A rematch between Victoria Alba and Ivonne Caro was scheduled to take place at this event. However, Caro was removed from the card days before, and her place was taken by Fernanda Díaz.

== LUX 055 ==

LUX 055 was a mixed martial arts event held by LUX Fight League on September 26, 2025, at the CODE Alcalde Dome in Guadalajara, Mexico.

=== Background ===
Due to Raúl Zaragoza vacating the LUX Welterweight Championship for unknown reasons, a fight between Antonio Suárez and Anuar Aburto was scheduled for the title, which headlined the event.

The co-main event featured a featherweight fight between Julio Ruíz and Walter Zamora.

== LUX 056 ==

LUX 056 was a mixed martial arts event held by LUX Fight League on November 21, 2025, at the Showcenter Complex in Monterrey, Mexico.

=== Background ===
In February 2025, Édgar Delgado Jiménez vacated his LUX Featherweight Championship by signing with Oktagon MMA. As a result, a fight between Irvin Amaya and Alejandro Corrales for the title was scheduled, which headlined this event.

The co-main event featured a bantamweight fight between César Vázquez and Fabián López.
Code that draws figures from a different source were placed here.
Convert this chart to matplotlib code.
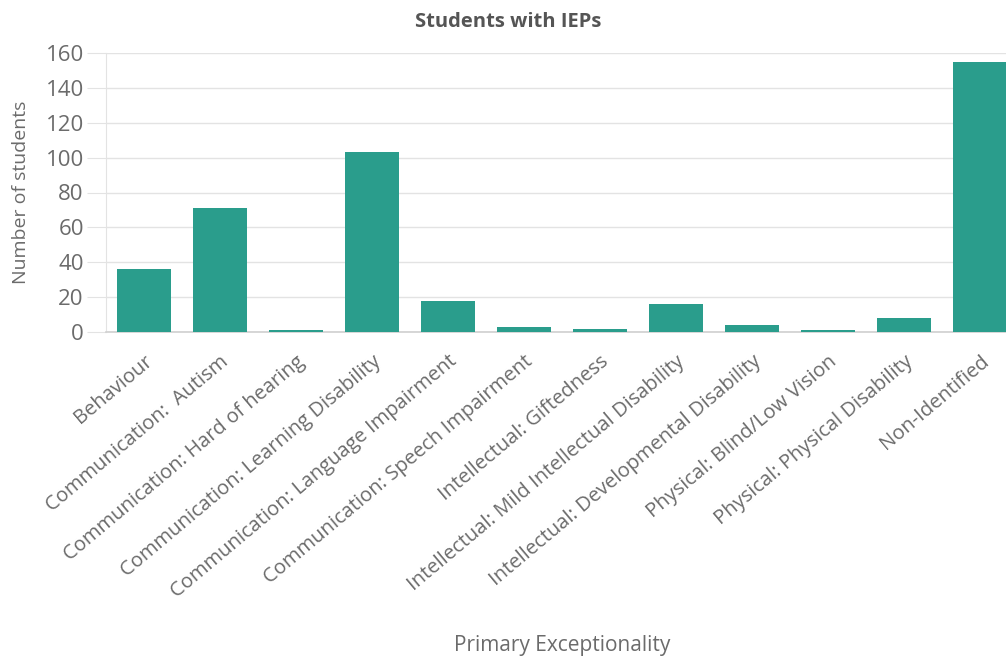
import matplotlib
matplotlib.use("Agg")
import matplotlib.pyplot as plt
import numpy as np

categories = ["Behaviour", "Communication:  Autism", "Communication: Hard of hearing",
              "Communication: Learning Disability", "Communication: Language Impairment",
              "Communication: Speech Impairment", "Intellectual: Giftedness",
              "Intellectual: Mild Intellectual Disability", "Intellectual: Developmental Disability",
              "Physical: Blind/Low Vision", "Physical: Physical Disability", "Non-Identified"]
students = [36, 71, 1, 103, 18, 3, 2, 16, 4, 1, 8, 155]
yticks = [0, 20, 40, 60, 80, 100, 120, 140, 160]

plt.rcParams['font.family'] = ['Open Sans', 'DejaVu Sans']
grey = "#6b6b6b"
bar_color = "#2a9d8c"

fig = plt.figure(figsize=(10.06, 6.56), dpi=100)
# axes run slightly past the right edge like the original screenshot
ax = fig.add_axes([106 / 1006, 1 - 332 / 656, 912 / 1006, 279 / 656])

ind = np.arange(len(categories))
ax.bar(ind, students, width=0.71, color=bar_color, zorder=3)
ax.set_xlim(-0.5, len(categories) - 0.5)
ax.set_ylim(0, 160)
ax.set_yticks(yticks)
ax.yaxis.grid(True, color="#e3e3e3", linewidth=1, zorder=0)

for s in ["top", "right"]:
    ax.spines[s].set_visible(False)
ax.spines["left"].set_color("#e3e3e3")
ax.spines["bottom"].set_color("#d0d0d0")
ax.spines["bottom"].set_linewidth(1.2)

ax.tick_params(axis="y", length=14, color="#e3e3e3", labelsize=16, labelcolor=grey, pad=2)
ax.tick_params(axis="x", length=0, pad=14)
ax.set_xticks(ind)
ax.set_xticklabels(categories, rotation=40, ha="right", rotation_mode="anchor",
                   fontsize=14.5, color=grey)

ax.set_ylabel("Number of students", fontsize=14, color=grey)
ax.yaxis.set_label_coords(-76 / 912, 0.5)
fig.text(562 / 1006, 1 - 645 / 656, "Primary Exceptionality", ha="center", va="center",
         fontsize=15, color=grey)
fig.text(508 / 1006, 1 - 22 / 656, "Students with IEPs", ha="center", va="center",
         fontsize=14.5, fontweight="bold", color="#555555")

fig.savefig("out.png", dpi=100)
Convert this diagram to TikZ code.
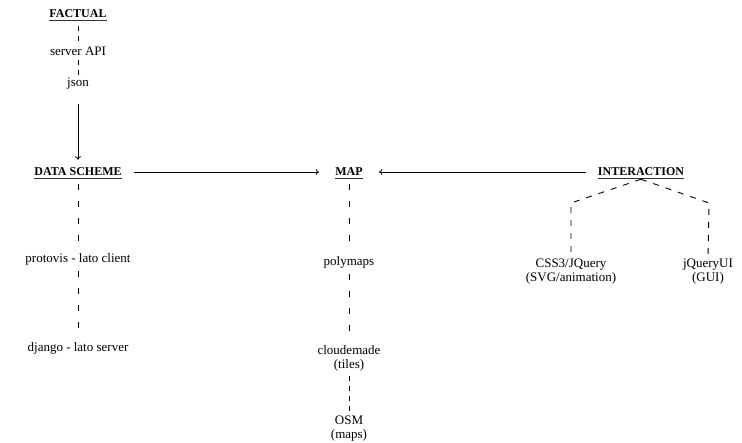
\documentclass[tikz,border=0pt]{standalone}
\usepackage{fontspec}
\setmainfont{Liberation Serif}
\usetikzlibrary{arrows.meta}
\tikzset{
  lbl/.style={inner xsep=0pt, inner ysep=2pt, align=center, font=\fontsize{13}{13.5}\selectfont},
  head/.style={inner xsep=0pt, inner ysep=2pt, font=\fontsize{12}{13}\selectfont\bfseries},
  uline/.style={draw=black!80, line width=1.2pt},
  dsh/.style={dash pattern=on 5.5pt off 11.5pt, line width=0.9pt},
  dshort/.style={dash pattern=on 5pt off 5pt, line width=0.9pt},
  dtree/.style={dash pattern=on 6pt off 7pt, line width=0.9pt},
  arr/.style={line width=0.8pt, -{To[length=3.5pt,width=6pt]}},
}
\begin{document}
\begin{tikzpicture}[x=1pt,y=-1pt]
\useasboundingbox (0,0) rectangle (742,442);
% left column
\node[head] (factual) at (78,14) {FACTUAL};
\node[lbl] (api) at (78,51) {server API};
\node[lbl] (json) at (78,84) {json};
\node[head] (ds) at (78,172) {DATA SCHEME};
\node[lbl] (proto) at (78,259) {protovis - lato client};
\node[lbl] (django) at (78,348) {django - lato server};
% middle column
\node[head] (map) at (349,172) {MAP};
\node[lbl] (poly) at (349,262) {polymaps};
\node[lbl] (cloud) at (349,358.5) {cloudemade\\(tiles)};
\node[lbl] (osm) at (349,428.5) {OSM\\(maps)};
% right
\node[head] (inter) at (641,172) {INTERACTION};
\node[lbl] (css) at (571,271.5) {CSS3/JQuery\\(SVG/animation)};
\node[lbl] (jqui) at (708,271.5) {jQueryUI\\(GUI)};
\coordinate (cl) at (571,203);
\coordinate (cr) at (709,203);
% underlines
\foreach \n in {factual,ds,map,inter}
  \draw[uline] (\n.south west) -- (\n.south east);
% connectors
\draw[dshort, shorten <=6pt, shorten >=0pt] (factual) -- (api);
\draw[dshort, shorten <=2pt, shorten >=0pt] (api) -- (json);
\draw[arr, shorten <=12pt, shorten >=6pt] (json) -- (ds);
\draw[dsh, shorten <=6pt, shorten >=2pt] (ds) -- (proto);
\draw[dsh, shorten <=4pt, shorten >=2pt] (proto) -- (django);
\draw[arr, shorten <=12pt, shorten >=16pt] (ds) -- (map);
\draw[arr, shorten <=12pt, shorten >=16pt] (inter) -- (map);
\draw[dsh, shorten <=6pt, shorten >=2pt] (map) -- (poly);
\draw[dsh, shorten <=4pt, shorten >=2pt] (poly) -- (cloud);
\draw[dshort, shorten <=3pt, shorten >=0pt] (cloud) -- (osm);
\draw[dtree] ([yshift=-1pt]inter.south) -- (cl) -- ([yshift=-2pt]css.north);
\draw[dtree] ([yshift=-1pt]inter.south) -- (cr) -- ([yshift=-2pt]jqui.north);
\end{tikzpicture}
\end{document}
The fight between Victoria Alba and Ivonne Caro, which had been canceled twice for different reasons, also took place.

== LUX 057 ==

LUX 057 was a mixed martial arts event held by LUX Fight League on December 5, 2025, at the Gimnasio Marcelino González in Zacatecas, Mexico.

=== Background ===
A fight between Brahyam Zurcher and Dumar Roa was supposed to be a featherweight bout, but due to complications at the weigh-in, it was changed to a catchweight bout.

The co-main event featured a welterweight bout between Alejandro Sánchez and Martín González.